» **TASK DETAILS**
Repeat all of the material below exactly as written, images excluded.

⁂

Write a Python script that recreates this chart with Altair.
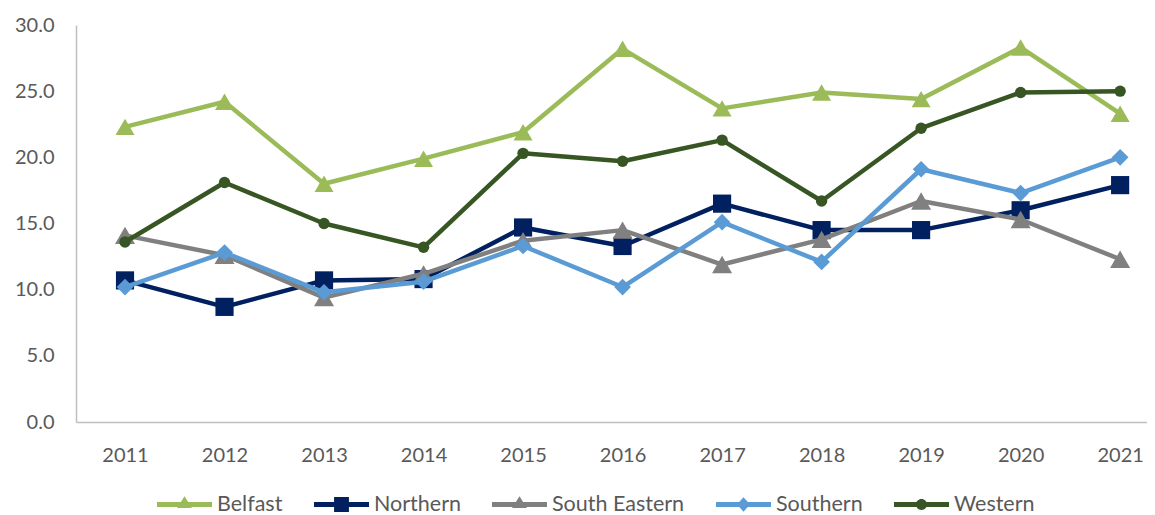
import altair as alt
import pandas as pd

years = [2011, 2012, 2013, 2014, 2015, 2016, 2017, 2018, 2019, 2020, 2021]
regions = ["Belfast", "Northern", "South Eastern", "Southern", "Western"]

belfast = [22.3, 24.2, 18.0, 19.9, 21.9, 28.2, 23.7, 24.9, 24.4, 28.3, 23.3]
northern = [10.7, 8.7, 10.7, 10.8, 14.7, 13.3, 16.5, 14.5, 14.5, 16.0, 17.9]
south_eastern = [14.1, 12.6, 9.4, 11.2, 13.7, 14.5, 11.9, 13.8, 16.7, 15.3, 12.3]
southern = [10.2, 12.8, 9.8, 10.6, 13.3, 10.2, 15.1, 12.1, 19.1, 17.3, 20.0]
western = [13.6, 18.1, 15.0, 13.2, 20.3, 19.7, 21.3, 16.7, 22.2, 24.9, 25.0]

colors = ["#9BBB59", "#002060", "#808080", "#5B9BD5", "#375623"]
shapes = ["triangle-up", "square", "triangle-up", "diamond", "circle"]
sizes = [361, 330, 400, 280, 130]

LINE = "M-1,-0.09L1,-0.09L1,0.09L-1,0.09Z "
legend_paths = [
    LINE + "M0,-0.3L0.27,0.13L-0.27,0.13Z",
    LINE + "M-0.27,-0.27L0.27,-0.27L0.27,0.27L-0.27,0.27Z",
    LINE + "M0,-0.3L0.27,0.13L-0.27,0.13Z",
    LINE + "M0,-0.26L0.24,0L0,0.26L-0.24,0Z",
    LINE + "M-0.2,0A0.2,0.2,0,1,1,0.2,0A0.2,0.2,0,1,1,-0.2,0Z",
]

series = [belfast, northern, south_eastern, southern, western]
rows = []
for name, vals in zip(regions, series):
    for yr, v in zip(years, vals):
        rows.append({"Year": yr, "Region": name, "Value": v})
df = pd.DataFrame(rows)

FONT = "Lato"
TXT = "#595959"

x = alt.X(
    "Year:Q",
    scale=alt.Scale(domain=[2010.5075, 2021.27], nice=False, zero=False),
    axis=alt.Axis(
        values=years, format="d", title=None, grid=False, ticks=False,
        labelPadding=23, labelFontSize=20, labelFont=FONT, labelColor=TXT,
        domainColor="#BFBFBF", domainWidth=1.5, labelFlush=False,
    ),
)
y = alt.Y(
    "Value:Q",
    scale=alt.Scale(domain=[0, 30], nice=False),
    axis=alt.Axis(
        values=[0, 5, 10, 15, 20, 25, 30], format=".1f", title=None, grid=False,
        ticks=False, labelPadding=22, labelFontSize=20, labelFont=FONT,
        labelColor=TXT, domainColor="#BFBFBF", domainWidth=1.5,
    ),
)

base = alt.Chart(df)

leg = alt.Legend(
    orient="none", legendX=81, legendY=452, direction="horizontal", title=None,
    symbolSize=3025, symbolStrokeWidth=0, symbolOpacity=1,
    labelFont=FONT, labelFontSize=21.5, labelColor=TXT, labelOffset=5,
    columnPadding=31, padding=0,
)

legend_layer = base.mark_point(filled=True, opacity=0).encode(
    x=x, y=y,
    color=alt.Color("Region:N", scale=alt.Scale(domain=regions, range=colors), legend=leg),
    shape=alt.Shape("Region:N", scale=alt.Scale(domain=regions, range=legend_paths), legend=leg),
)

layers = [legend_layer]
for name, c, s, sz in zip(regions, colors, shapes, sizes):
    sub = base.transform_filter(alt.datum.Region == name)
    layers.append(
        sub.mark_line(color=c, strokeWidth=4.5, strokeJoin="round", strokeCap="round").encode(x=x, y=y)
    )
    layers.append(
        sub.mark_point(filled=True, shape=s, size=sz, color=c, opacity=1).encode(x=x, y=y)
    )

chart = (
    alt.layer(*layers)
    .properties(
        width=1071, height=397,
        autosize=alt.AutoSizeParams(type="none"),
        padding={"left": 68, "top": 17, "right": 0, "bottom": 92},
    )
    .configure_view(stroke=None)
)

chart.save("out.html", embed_options={"renderer": "svg", "actions": False})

⁂

» **RESULT FOR THIS EXERCISE**
Write a Python script that recreates this chart with Altair.
import altair as alt
import pandas as pd

years = [2011, 2012, 2013, 2014, 2015, 2016, 2017, 2018, 2019, 2020, 2021]
regions = ["Belfast", "Northern", "South Eastern", "Southern", "Western"]

belfast = [22.3, 24.2, 18.0, 19.9, 21.9, 28.2, 23.7, 24.9, 24.4, 28.3, 23.3]
northern = [10.7, 8.7, 10.7, 10.8, 14.7, 13.3, 16.5, 14.5, 14.5, 16.0, 17.9]
south_eastern = [14.1, 12.6, 9.4, 11.2, 13.7, 14.5, 11.9, 13.8, 16.7, 15.3, 12.3]
southern = [10.2, 12.8, 9.8, 10.6, 13.3, 10.2, 15.1, 12.1, 19.1, 17.3, 20.0]
western = [13.6, 18.1, 15.0, 13.2, 20.3, 19.7, 21.3, 16.7, 22.2, 24.9, 25.0]

colors = ["#9BBB59", "#002060", "#808080", "#5B9BD5", "#375623"]
shapes = ["triangle-up", "square", "triangle-up", "diamond", "circle"]
sizes = [361, 330, 400, 280, 130]

LINE = "M-1,-0.09L1,-0.09L1,0.09L-1,0.09Z "
legend_paths = [
    LINE + "M0,-0.3L0.27,0.13L-0.27,0.13Z",
    LINE + "M-0.27,-0.27L0.27,-0.27L0.27,0.27L-0.27,0.27Z",
    LINE + "M0,-0.3L0.27,0.13L-0.27,0.13Z",
    LINE + "M0,-0.26L0.24,0L0,0.26L-0.24,0Z",
    LINE + "M-0.2,0A0.2,0.2,0,1,1,0.2,0A0.2,0.2,0,1,1,-0.2,0Z",
]

series = [belfast, northern, south_eastern, southern, western]
rows = []
for name, vals in zip(regions, series):
    for yr, v in zip(years, vals):
        rows.append({"Year": yr, "Region": name, "Value": v})
df = pd.DataFrame(rows)

FONT = "Lato"
TXT = "#595959"

x = alt.X(
    "Year:Q",
    scale=alt.Scale(domain=[2010.5075, 2021.27], nice=False, zero=False),
    axis=alt.Axis(
        values=years, format="d", title=None, grid=False, ticks=False,
        labelPadding=23, labelFontSize=20, labelFont=FONT, labelColor=TXT,
        domainColor="#BFBFBF", domainWidth=1.5, labelFlush=False,
    ),
)
y = alt.Y(
    "Value:Q",
    scale=alt.Scale(domain=[0, 30], nice=False),
    axis=alt.Axis(
        values=[0, 5, 10, 15, 20, 25, 30], format=".1f", title=None, grid=False,
        ticks=False, labelPadding=22, labelFontSize=20, labelFont=FONT,
        labelColor=TXT, domainColor="#BFBFBF", domainWidth=1.5,
    ),
)

base = alt.Chart(df)

leg = alt.Legend(
    orient="none", legendX=81, legendY=452, direction="horizontal", title=None,
    symbolSize=3025, symbolStrokeWidth=0, symbolOpacity=1,
    labelFont=FONT, labelFontSize=21.5, labelColor=TXT, labelOffset=5,
    columnPadding=31, padding=0,
)

legend_layer = base.mark_point(filled=True, opacity=0).encode(
    x=x, y=y,
    color=alt.Color("Region:N", scale=alt.Scale(domain=regions, range=colors), legend=leg),
    shape=alt.Shape("Region:N", scale=alt.Scale(domain=regions, range=legend_paths), legend=leg),
)

layers = [legend_layer]
for name, c, s, sz in zip(regions, colors, shapes, sizes):
    sub = base.transform_filter(alt.datum.Region == name)
    layers.append(
        sub.mark_line(color=c, strokeWidth=4.5, strokeJoin="round", strokeCap="round").encode(x=x, y=y)
    )
    layers.append(
        sub.mark_point(filled=True, shape=s, size=sz, color=c, opacity=1).encode(x=x, y=y)
    )

chart = (
    alt.layer(*layers)
    .properties(
        width=1071, height=397,
        autosize=alt.AutoSizeParams(type="none"),
        padding={"left": 68, "top": 17, "right": 0, "bottom": 92},
    )
    .configure_view(stroke=None)
)

chart.save("out.html", embed_options={"renderer": "svg", "actions": False})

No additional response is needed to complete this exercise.